◆ RECORDED DATA

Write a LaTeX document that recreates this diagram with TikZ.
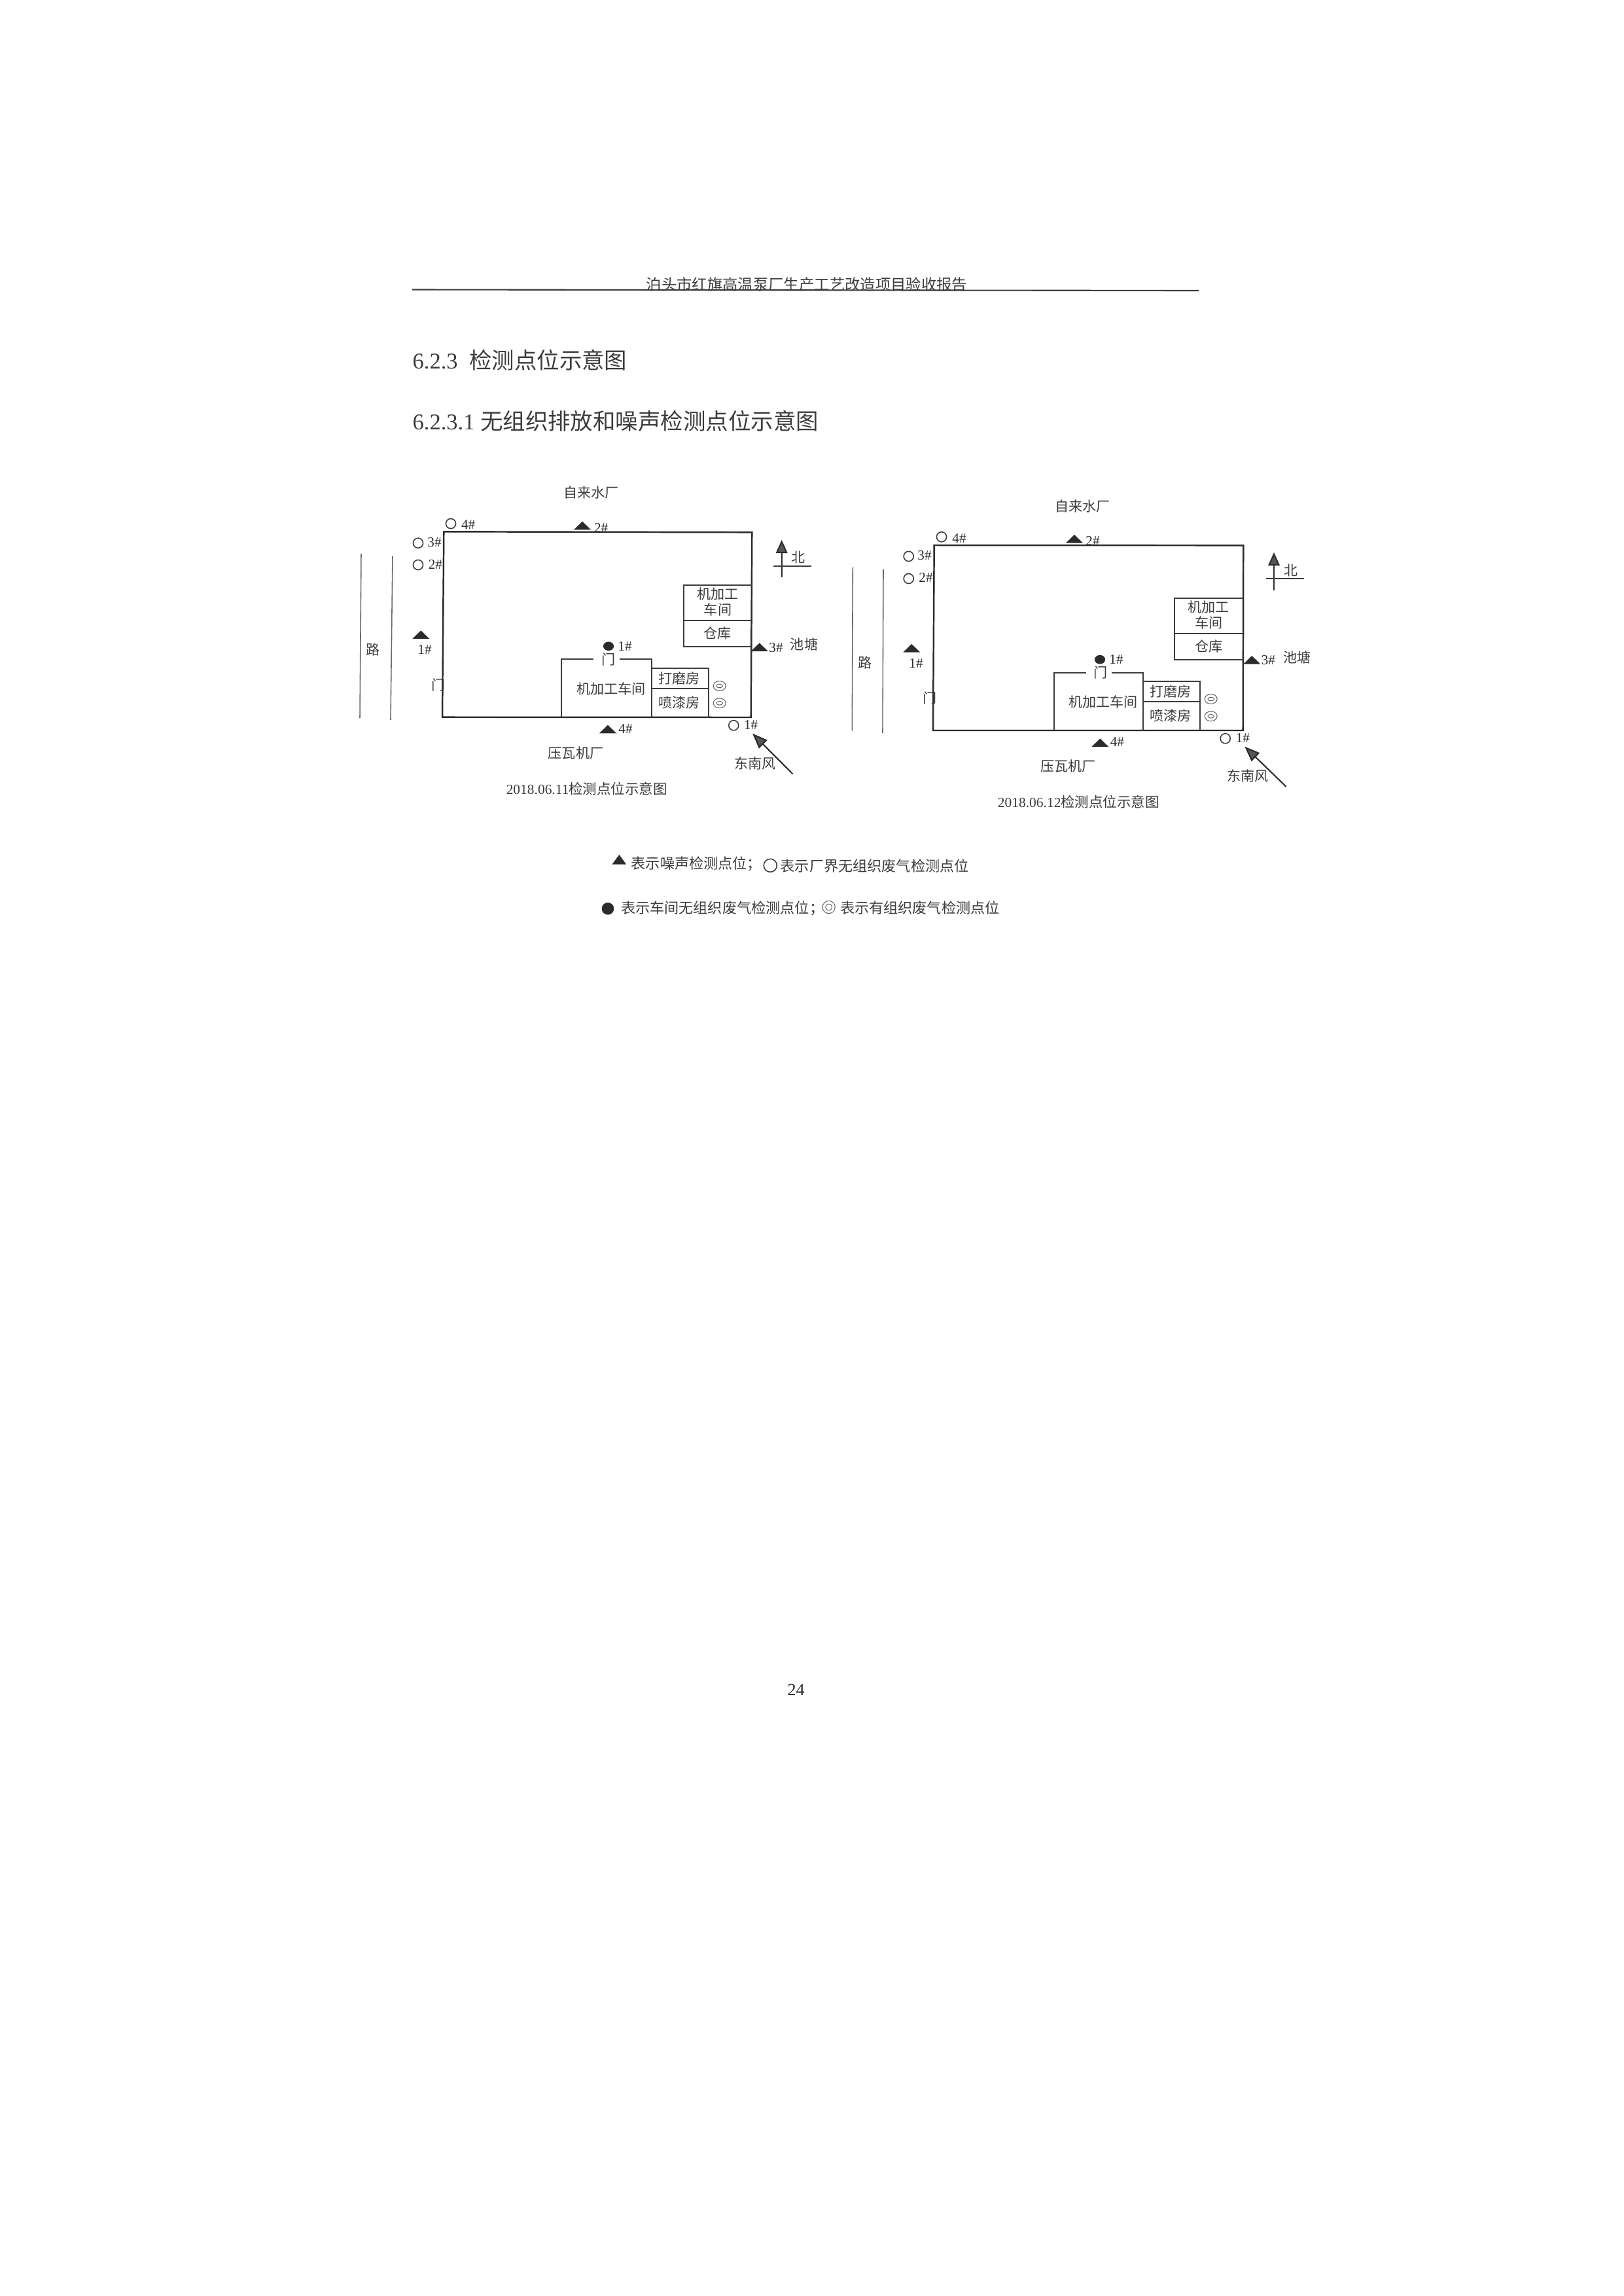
\documentclass[tikz,border=0pt]{standalone}
\usepackage{fontspec}
\setmainfont{Liberation Serif}
\newfontfamily\cjk{Noto Sans CJK SC}
\usetikzlibrary{arrows.meta,shapes.geometric}
\definecolor{ink}{HTML}{2B2B2B}
\definecolor{soft}{HTML}{3C3C3C}
\definecolor{roadgray}{HTML}{6A6A6A}
\definecolor{headgray}{HTML}{555555}
\begin{document}
\begin{tikzpicture}[
       x = 0.01cm,
       y = -0.01cm,
     txt/.style = {inner sep=0pt, text=soft, align=center, font=\fontsize{6pt}{6.83pt}\selectfont\cjk},
     num/.style = {inner sep=0pt, text=ink, font=\fontsize{6pt}{7pt}\selectfont},
  captxt/.style = {inner sep=0pt, text=soft, font=\fontsize{6.1pt}{7pt}\selectfont},
     leg/.style = {inner sep=0pt, anchor=west, text=soft, font=\fontsize{6.3pt}{7pt}\selectfont\cjk},
  sechead/.style = {inner sep=0pt, anchor=west, text=soft, font=\fontsize{9.8pt}{12pt}\selectfont},
    wall/.style = {ink, line width=0.7pt},
   inner/.style = {soft, line width=0.6pt},
    road/.style = {roadgray, line width=0.45pt},
  north/.style = {ink, line width=0.55pt, -{Triangle[length=5.7pt,width=5pt,fill=headgray]}},
    wind/.style = {ink, line width=0.6pt, -{Triangle[length=6.6pt,width=5pt,fill=headgray]}},
   noise/.style = {shape=isosceles triangle, shape border rotate=90, isosceles triangle stretches, anchor=lower side, fill=ink, inner sep=0pt, minimum width=7.4pt, minimum height=3.6pt},
    ring/.style = {shape=circle, draw=soft, line width=0.45pt, inner sep=0pt, minimum size=4.3pt},
     dot/.style = {shape=ellipse, fill=ink, inner sep=0pt, minimum width=4.6pt, minimum height=3.9pt},
    pipe/.style = {shape=ellipse, draw=headgray, line width=0.3pt, double, double distance=1pt, inner sep=0pt, minimum width=4pt, minimum height=2.9pt}
                    ]
\useasboundingbox (0,0) rectangle (2481,3508);

% page head
\node[inner sep=0pt, text=soft, font=\fontsize{6.64pt}{8pt}\selectfont\cjk] (title) at (1233,435) {泊头市红旗高温泵厂生产工艺改造项目验收报告};
\coordinate (ruleL) at (630,442.5);
\coordinate (ruleR) at (1832,444);
\draw[inner] (ruleL) -- (ruleR);
\node[sechead] (sec1) at (630,550) {6.2.3\hspace{5pt}{\cjk 检测点位示意图}};
\node[sechead] (sec2) at (630,643) {6.2.3.1 {\cjk 无组织排放和噪声检测点位示意图}};

% 06.11
\draw[road] (552,846) -- (550,1097);
\draw[road] (600,850) -- (597,1100);
\node[txt] (a0) at (570,992) {路};
\draw[wall] (678.3,812.3) -- (1149.3,813.3) -- (1147.7,1096) -- (676,1095.7) -- cycle;
\draw[inner] (858.3,1096) -- (858.3,1007.3) -- (906.7,1007.3);
\draw[inner] (947.3,1007.3) -- (995.7,1007.3) -- (995.7,1096);
\draw[inner] (995.7,1020.7) -- (1083.3,1020.7) -- (1083.3,1096);
\draw[inner] (995.7,1052) -- (1083.3,1052);
\draw[inner] (1148.5,894.3) -- (1045,894.3) -- (1045,988.3) -- (1148.2,988.3);
\draw[inner] (1045,947.7) -- (1148.4,947.7);
\node[txt] (a1) at (903.3,752.7) {自来水厂};
\node[txt] (a2) at (880,1150) {压瓦机厂};
\node[txt] (a3) at (1229,984) {池塘};
\node[txt] (a4) at (1154,1166) {东南风};
\node[txt] (a5) at (670,1046.7) {门};
\node[txt] (a6) at (930,1007.3) {门};
\node[txt] (a7) at (934,1052.3) {机加工车间};
\node[txt] (a8) at (1097,919.7) {机加工\\车间};
\node[txt] (a9) at (1096.7,967.3) {仓库};
\node[txt] (a10) at (1038.3,1036.7) {打磨房};
\node[txt] (a11) at (1038.3,1073.3) {喷漆房};
\node[noise] (a12) at (643.3,976.7) {};
\node[num] (a13) at (649,992.7) {1\#};
\node[noise] (a14) at (890,810) {};
\node[num] (a15) at (918.7,806) {2\#};
\node[noise] (a16) at (1160.7,995.7) {};
\node[num] (a17) at (1186,989.3) {3\#};
\node[noise] (a18) at (929,1121) {};
\node[num] (a19) at (956,1114) {4\#};
\node[ring] (a20) at (1121.3,1108.3) {};
\node[num] (a21) at (1147.7,1107.7) {1\#};
\node[ring] (a22) at (639,863) {};
\node[num] (a23) at (665.3,862) {2\#};
\node[ring] (a24) at (639,829.7) {};
\node[num] (a25) at (664,828.7) {3\#};
\node[ring] (a26) at (689,800) {};
\node[num] (a27) at (715.7,801.7) {4\#};
\node[dot] (a28) at (930,987.3) {};
\node[num] (a29) at (955,987.3) {1\#};
\node[pipe] (a30) at (1099.7,1048) {};
\node[pipe] (a31) at (1099.7,1074.3) {};
\coordinate (a32) at (1194.7,882.3);
\coordinate (a33) at (1194.7,825);
\draw[north] (a32) -- (a33);
\coordinate (a34) at (1182.3,865);
\coordinate (a35) at (1240,865);
\draw[inner] (a34) -- (a35);
\node[txt] (a36) at (1220,851.7) {北};
\coordinate (a37) at (1211.7,1182.7);
\coordinate (a38) at (1150,1120.7);
\draw[wind] (a37) -- (a38);
\node[captxt] (a39) at (896.7,1205) {2018.06.11{\cjk 检测点位示意图}};

% 06.12
\draw[road] (1303.3,866.7) -- (1302.3,1116.7);
\draw[road] (1350,870) -- (1349,1120);
\node[txt] (b0) at (1322,1012.7) {路};
\draw[wall] (1427.7,833) -- (1900.3,833.3) -- (1899.7,1116) -- (1426,1116) -- cycle;
\draw[inner] (1610.7,1116) -- (1610.7,1027.7) -- (1660,1027.7);
\draw[inner] (1699,1027.7) -- (1746.7,1027.7) -- (1746.7,1116);
\draw[inner] (1746.7,1040.7) -- (1834,1040.7) -- (1834,1116);
\draw[inner] (1746.7,1072) -- (1834,1072);
\draw[inner] (1900,914) -- (1795.3,914) -- (1795.3,1008.3) -- (1899.8,1008.3);
\draw[inner] (1795.3,967.7) -- (1899.9,967.7);
\node[txt] (b1) at (1654.7,773.3) {自来水厂};
\node[txt] (b2) at (1632.3,1170.7) {压瓦机厂};
\node[txt] (b3) at (1982.3,1004) {池塘};
\node[txt] (b4) at (1906.7,1185.7) {东南风};
\node[txt] (b5) at (1420.7,1066.7) {门};
\node[txt] (b6) at (1681.7,1027.3) {门};
\node[txt] (b7) at (1686,1072.3) {机加工车间};
\node[txt] (b8) at (1847.3,939.7) {机加工\\车间};
\node[txt] (b9) at (1847.3,987.3) {仓库};
\node[txt] (b10) at (1789.3,1056.7) {打磨房};
\node[txt] (b11) at (1789.3,1093.3) {喷漆房};
\node[noise] (b12) at (1393.3,997.3) {};
\node[num] (b13) at (1400,1013.3) {1\#};
\node[noise] (b14) at (1642,830.3) {};
\node[num] (b15) at (1670,826.7) {2\#};
\node[noise] (b16) at (1913.3,1015.3) {};
\node[num] (b17) at (1938.3,1009) {3\#};
\node[noise] (b18) at (1681.3,1141.7) {};
\node[num] (b19) at (1707.3,1134) {4\#};
\node[ring] (b20) at (1872.7,1128.3) {};
\node[num] (b21) at (1899.3,1127.7) {1\#};
\node[ring] (b22) at (1388.7,884) {};
\node[num] (b23) at (1415,882.7) {2\#};
\node[ring] (b24) at (1388.7,850) {};
\node[num] (b25) at (1413,849) {3\#};
\node[ring] (b26) at (1439,820.3) {};
\node[num] (b27) at (1466,822.3) {4\#};
\node[dot] (b28) at (1681,1007.7) {};
\node[num] (b29) at (1706,1007.3) {1\#};
\node[pipe] (b30) at (1850.7,1068) {};
\node[pipe] (b31) at (1850.7,1094.3) {};
\coordinate (b32) at (1947,901.7);
\coordinate (b33) at (1947,844);
\draw[north] (b32) -- (b33);
\coordinate (b34) at (1934.7,884.3);
\coordinate (b35) at (1992.7,884.3);
\draw[inner] (b34) -- (b35);
\node[txt] (b36) at (1972.7,871.7) {北};
\coordinate (b37) at (1965.7,1202);
\coordinate (b38) at (1902.3,1140.7);
\draw[wind] (b37) -- (b38);
\node[captxt] (b39) at (1648.3,1225) {2018.06.12{\cjk 检测点位示意图}};

% legend
\node[noise, minimum width=6.1pt, minimum height=4.2pt] (k1) at (946.3,1321.3) {};
\node[leg] (k2) at (964,1320) {表示噪声检测点位；};
\node[ring, minimum size=5.7pt] (k3) at (1177.3,1322.3) {};
\node[leg] (k4) at (1192,1323.3) {表示厂界无组织废气检测点位};
\node[dot, minimum width=5.3pt, minimum height=5.3pt] (k5) at (929,1388.3) {};
\node[leg] (k6) at (948.3,1388) {表示车间无组织废气检测点位；};
\node[pipe, minimum width=4.1pt, minimum height=4.1pt] (k7) at (1266.7,1386) {};
\node[leg] (k8) at (1283.3,1386.7) {表示有组织废气检测点位};

% page number
\node[inner sep=0pt, text=ink, font=\fontsize{7.4pt}{9pt}\selectfont] (page) at (1216.7,2581.7) {24};
\end{tikzpicture}
\end{document}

◆ REQUIREMENT
From the first line above to the line containing "(sec2) at (630,643)", repeat each line exactly. Pictures stay out.

◆ CORRECT RESPONSE
Write a LaTeX document that recreates this diagram with TikZ.
\documentclass[tikz,border=0pt]{standalone}
\usepackage{fontspec}
\setmainfont{Liberation Serif}
\newfontfamily\cjk{Noto Sans CJK SC}
\usetikzlibrary{arrows.meta,shapes.geometric}
\definecolor{ink}{HTML}{2B2B2B}
\definecolor{soft}{HTML}{3C3C3C}
\definecolor{roadgray}{HTML}{6A6A6A}
\definecolor{headgray}{HTML}{555555}
\begin{document}
\begin{tikzpicture}[
       x = 0.01cm,
       y = -0.01cm,
     txt/.style = {inner sep=0pt, text=soft, align=center, font=\fontsize{6pt}{6.83pt}\selectfont\cjk},
     num/.style = {inner sep=0pt, text=ink, font=\fontsize{6pt}{7pt}\selectfont},
  captxt/.style = {inner sep=0pt, text=soft, font=\fontsize{6.1pt}{7pt}\selectfont},
     leg/.style = {inner sep=0pt, anchor=west, text=soft, font=\fontsize{6.3pt}{7pt}\selectfont\cjk},
  sechead/.style = {inner sep=0pt, anchor=west, text=soft, font=\fontsize{9.8pt}{12pt}\selectfont},
    wall/.style = {ink, line width=0.7pt},
   inner/.style = {soft, line width=0.6pt},
    road/.style = {roadgray, line width=0.45pt},
  north/.style = {ink, line width=0.55pt, -{Triangle[length=5.7pt,width=5pt,fill=headgray]}},
    wind/.style = {ink, line width=0.6pt, -{Triangle[length=6.6pt,width=5pt,fill=headgray]}},
   noise/.style = {shape=isosceles triangle, shape border rotate=90, isosceles triangle stretches, anchor=lower side, fill=ink, inner sep=0pt, minimum width=7.4pt, minimum height=3.6pt},
    ring/.style = {shape=circle, draw=soft, line width=0.45pt, inner sep=0pt, minimum size=4.3pt},
     dot/.style = {shape=ellipse, fill=ink, inner sep=0pt, minimum width=4.6pt, minimum height=3.9pt},
    pipe/.style = {shape=ellipse, draw=headgray, line width=0.3pt, double, double distance=1pt, inner sep=0pt, minimum width=4pt, minimum height=2.9pt}
                    ]
\useasboundingbox (0,0) rectangle (2481,3508);

% page head
\node[inner sep=0pt, text=soft, font=\fontsize{6.64pt}{8pt}\selectfont\cjk] (title) at (1233,435) {泊头市红旗高温泵厂生产工艺改造项目验收报告};
\coordinate (ruleL) at (630,442.5);
\coordinate (ruleR) at (1832,444);
\draw[inner] (ruleL) -- (ruleR);
\node[sechead] (sec1) at (630,550) {6.2.3\hspace{5pt}{\cjk 检测点位示意图}};
\node[sechead] (sec2) at (630,643) {6.2.3.1 {\cjk 无组织排放和噪声检测点位示意图}};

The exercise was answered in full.